SHORT PROBLEM
Transcribe the whole listing without a single picture.

SUPPLIED DATA

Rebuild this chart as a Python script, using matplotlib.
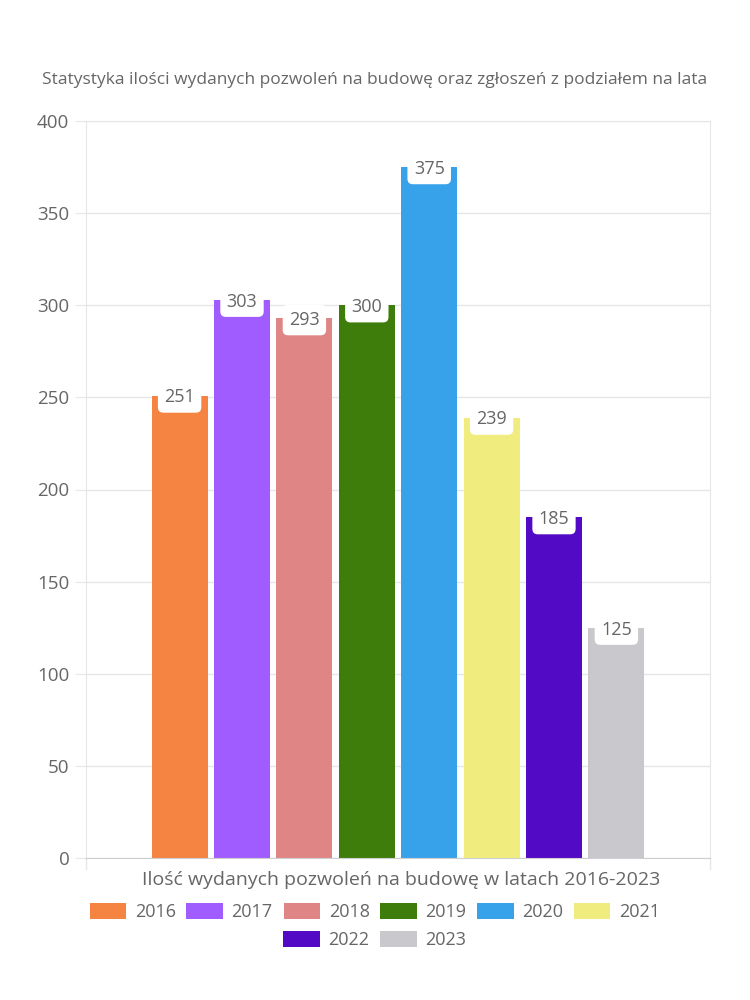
import matplotlib
matplotlib.use("Agg")
import matplotlib.pyplot as plt
from matplotlib.patches import Patch

# data
years = ["2016", "2017", "2018", "2019", "2020", "2021", "2022", "2023"]
values = [251, 303, 293, 300, 375, 239, 185, 125]
colors = ["#F58442", "#A05CFF", "#E08585", "#3E7D0B",
          "#37A2EA", "#F0EC7D", "#520AC4", "#C9C9CD"]
yticks = [0, 50, 100, 150, 200, 250, 300, 350, 400]

title = "Statystyka ilości wydanych pozwoleń na budowę oraz zgłoszeń z podziałem na lata"
xlabel = "Ilość wydanych pozwoleń na budowę w latach 2016-2023"

plt.rcParams['font.family'] = ['Open Sans', 'DejaVu Sans']
grey = "#666666"
gridc = "#E6E6E6"

fig = plt.figure(figsize=(7.5, 10), dpi=100)
ax = fig.add_axes([86 / 750, 1 - 858 / 1000, 624 / 750, 737 / 1000])

x = list(range(len(years)))
ax.bar(x, values, width=0.9, color=colors, zorder=2)

ax.set_xlim(-1.5, 8.5)
ax.set_ylim(0, 400)
ax.set_yticks(yticks)
ax.set_yticklabels([str(v) for v in yticks], fontsize=13.5, color=grey)
ax.set_xticks([])
ax.grid(axis='y', color=gridc, linewidth=1, zorder=0)
for s in ['left', 'right', 'top']:
    ax.spines[s].set_color(gridc)
ax.spines['bottom'].set_color("#CFCFCF")
ax.tick_params(axis='y', length=8, color=gridc, pad=4)

# little ticks under the bottom axis at both ends
for xe in (-1.5, 8.5):
    ax.plot([xe, xe], [0, -6], color=gridc, lw=1, clip_on=False)

# value labels
for xi, v in zip(x, values):
    ax.text(xi, v - 1, str(v), ha='center', va='center', fontsize=13, color=grey,
            zorder=3,
            bbox=dict(boxstyle="round,pad=0.35,rounding_size=0.3",
                      fc="white", ec="none"))

fig.text(0.5, 0.92, title, ha='center', va='center', fontsize=12.5, color=grey)
fig.text(0.535, 0.12, xlabel, ha='center', va='center', fontsize=14, color=grey)

handles = [Patch(facecolor=c, edgecolor='none') for c in colors]
leg_kw = dict(frameon=False, fontsize=13, handlelength=2.0, handleheight=1.0,
              handletextpad=0.5, columnspacing=0.6, labelcolor=grey)
fig.legend(handles[:6], years[:6], loc='center', bbox_to_anchor=(0.5, 0.088),
           ncol=6, **leg_kw)
fig.legend(handles[6:], years[6:], loc='center', bbox_to_anchor=(0.5, 0.06),
           ncol=2, **leg_kw)

fig.savefig("out.png", dpi=100)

FULL RESPONSE
Rebuild this chart as a Python script, using matplotlib.
import matplotlib
matplotlib.use("Agg")
import matplotlib.pyplot as plt
from matplotlib.patches import Patch

# data
years = ["2016", "2017", "2018", "2019", "2020", "2021", "2022", "2023"]
values = [251, 303, 293, 300, 375, 239, 185, 125]
colors = ["#F58442", "#A05CFF", "#E08585", "#3E7D0B",
          "#37A2EA", "#F0EC7D", "#520AC4", "#C9C9CD"]
yticks = [0, 50, 100, 150, 200, 250, 300, 350, 400]

title = "Statystyka ilości wydanych pozwoleń na budowę oraz zgłoszeń z podziałem na lata"
xlabel = "Ilość wydanych pozwoleń na budowę w latach 2016-2023"

plt.rcParams['font.family'] = ['Open Sans', 'DejaVu Sans']
grey = "#666666"
gridc = "#E6E6E6"

fig = plt.figure(figsize=(7.5, 10), dpi=100)
ax = fig.add_axes([86 / 750, 1 - 858 / 1000, 624 / 750, 737 / 1000])

x = list(range(len(years)))
ax.bar(x, values, width=0.9, color=colors, zorder=2)

ax.set_xlim(-1.5, 8.5)
ax.set_ylim(0, 400)
ax.set_yticks(yticks)
ax.set_yticklabels([str(v) for v in yticks], fontsize=13.5, color=grey)
ax.set_xticks([])
ax.grid(axis='y', color=gridc, linewidth=1, zorder=0)
for s in ['left', 'right', 'top']:
    ax.spines[s].set_color(gridc)
ax.spines['bottom'].set_color("#CFCFCF")
ax.tick_params(axis='y', length=8, color=gridc, pad=4)

# little ticks under the bottom axis at both ends
for xe in (-1.5, 8.5):
    ax.plot([xe, xe], [0, -6], color=gridc, lw=1, clip_on=False)

# value labels
for xi, v in zip(x, values):
    ax.text(xi, v - 1, str(v), ha='center', va='center', fontsize=13, color=grey,
            zorder=3,
            bbox=dict(boxstyle="round,pad=0.35,rounding_size=0.3",
                      fc="white", ec="none"))

fig.text(0.5, 0.92, title, ha='center', va='center', fontsize=12.5, color=grey)
fig.text(0.535, 0.12, xlabel, ha='center', va='center', fontsize=14, color=grey)

handles = [Patch(facecolor=c, edgecolor='none') for c in colors]
leg_kw = dict(frameon=False, fontsize=13, handlelength=2.0, handleheight=1.0,
              handletextpad=0.5, columnspacing=0.6, labelcolor=grey)
fig.legend(handles[:6], years[:6], loc='center', bbox_to_anchor=(0.5, 0.088),
           ncol=6, **leg_kw)
fig.legend(handles[6:], years[6:], loc='center', bbox_to_anchor=(0.5, 0.06),
           ncol=2, **leg_kw)

fig.savefig("out.png", dpi=100)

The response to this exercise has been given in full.